The appeal, in part, is the very fact that the Texas congressman endorses views that are outside the mainstream – and is willing to say what others won't, according to young Paul supporters and college professors who are watching the captivation among their students. 

Listen to Stu Lewitz, a third-year English major at Los Angeles Valley College and a Paul backer. 

“Everything he says and does comes from a place that is outside the usual Washington-centric mentality, and that’s what this country needs,” he says. “We can’t get out of this mess with the same lame thinking that got us where we are.”

Polls taken as voters headed into the Iowa caucuses on Tuesday confirm that Paul has youth-appeal. Among caucusgoers under 30, 37 percent support Paul, notes Natalie Davis, a political scientist at Birmingham-Southern College in Alabama. HIs support drops to 10 percent among caucusgoers ages 30 to 45.

“College students tend to be anti-establishment,” she says.

Paul is most often characterized as holding libertarian views, and that message of self-reliant independence strongly appeals to young people struggling to emerge from parental control, Professor Davis says. “It says, ‘Just leave me alone, don’t tell me what to do, I will fix it myself,” she says. 

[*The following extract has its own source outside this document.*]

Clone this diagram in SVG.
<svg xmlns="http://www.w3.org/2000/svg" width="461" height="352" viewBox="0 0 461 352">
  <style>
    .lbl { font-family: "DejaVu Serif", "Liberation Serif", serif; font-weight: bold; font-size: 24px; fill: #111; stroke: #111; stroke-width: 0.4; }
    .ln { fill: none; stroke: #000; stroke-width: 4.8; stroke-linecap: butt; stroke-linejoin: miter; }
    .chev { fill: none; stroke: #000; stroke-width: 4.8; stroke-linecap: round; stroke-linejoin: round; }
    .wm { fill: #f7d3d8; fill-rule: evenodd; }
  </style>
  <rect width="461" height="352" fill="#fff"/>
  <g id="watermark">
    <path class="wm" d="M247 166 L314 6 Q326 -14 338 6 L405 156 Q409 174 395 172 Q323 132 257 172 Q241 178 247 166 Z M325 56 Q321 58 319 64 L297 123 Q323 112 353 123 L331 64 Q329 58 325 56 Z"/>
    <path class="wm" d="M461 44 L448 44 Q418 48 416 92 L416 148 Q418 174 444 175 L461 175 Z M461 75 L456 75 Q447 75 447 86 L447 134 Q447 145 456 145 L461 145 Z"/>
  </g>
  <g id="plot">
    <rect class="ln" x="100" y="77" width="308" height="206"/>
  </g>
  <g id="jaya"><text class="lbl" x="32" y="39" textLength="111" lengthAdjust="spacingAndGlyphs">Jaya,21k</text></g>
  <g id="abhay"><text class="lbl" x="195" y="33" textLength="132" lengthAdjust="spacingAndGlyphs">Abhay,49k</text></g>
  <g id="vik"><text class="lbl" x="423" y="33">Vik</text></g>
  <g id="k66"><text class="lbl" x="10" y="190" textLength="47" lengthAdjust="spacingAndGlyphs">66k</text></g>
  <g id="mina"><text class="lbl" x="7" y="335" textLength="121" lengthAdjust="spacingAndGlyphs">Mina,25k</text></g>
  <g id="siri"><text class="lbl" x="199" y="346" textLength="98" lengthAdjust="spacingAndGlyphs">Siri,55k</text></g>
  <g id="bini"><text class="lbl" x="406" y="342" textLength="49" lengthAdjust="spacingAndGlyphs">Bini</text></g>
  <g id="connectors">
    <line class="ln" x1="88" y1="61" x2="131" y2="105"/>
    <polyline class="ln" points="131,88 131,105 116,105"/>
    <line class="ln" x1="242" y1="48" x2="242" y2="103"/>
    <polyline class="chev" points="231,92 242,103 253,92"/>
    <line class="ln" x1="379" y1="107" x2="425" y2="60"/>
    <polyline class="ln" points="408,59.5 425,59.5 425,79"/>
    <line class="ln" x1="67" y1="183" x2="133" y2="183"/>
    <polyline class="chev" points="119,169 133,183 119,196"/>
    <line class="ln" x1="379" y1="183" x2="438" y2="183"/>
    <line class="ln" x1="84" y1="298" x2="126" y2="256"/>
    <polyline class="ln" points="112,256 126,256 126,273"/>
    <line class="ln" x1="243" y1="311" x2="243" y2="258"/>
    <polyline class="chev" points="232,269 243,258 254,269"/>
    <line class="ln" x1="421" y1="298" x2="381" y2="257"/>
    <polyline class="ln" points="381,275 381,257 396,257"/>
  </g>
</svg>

Certain of Paul’s specific policy positions also appeal to the young, says Mark Naison, a professor of African American studies and history at Fordham University in New York. He has been tracking Paul’s support among young people involved in the Occupy Wall Street movement. In an e-mail, he points to four. “First, his determination to curtail the power of the Federal Reserve Bank; second, his opposition to US involvement in Mideast wars; third, his opposition to the drug war and the imprisonment of nonviolent drug offenders; and fourth, his opposition to torture, preventive detention of suspected terrorists, and curbs on civil liberties in the name of fighting terrorism.”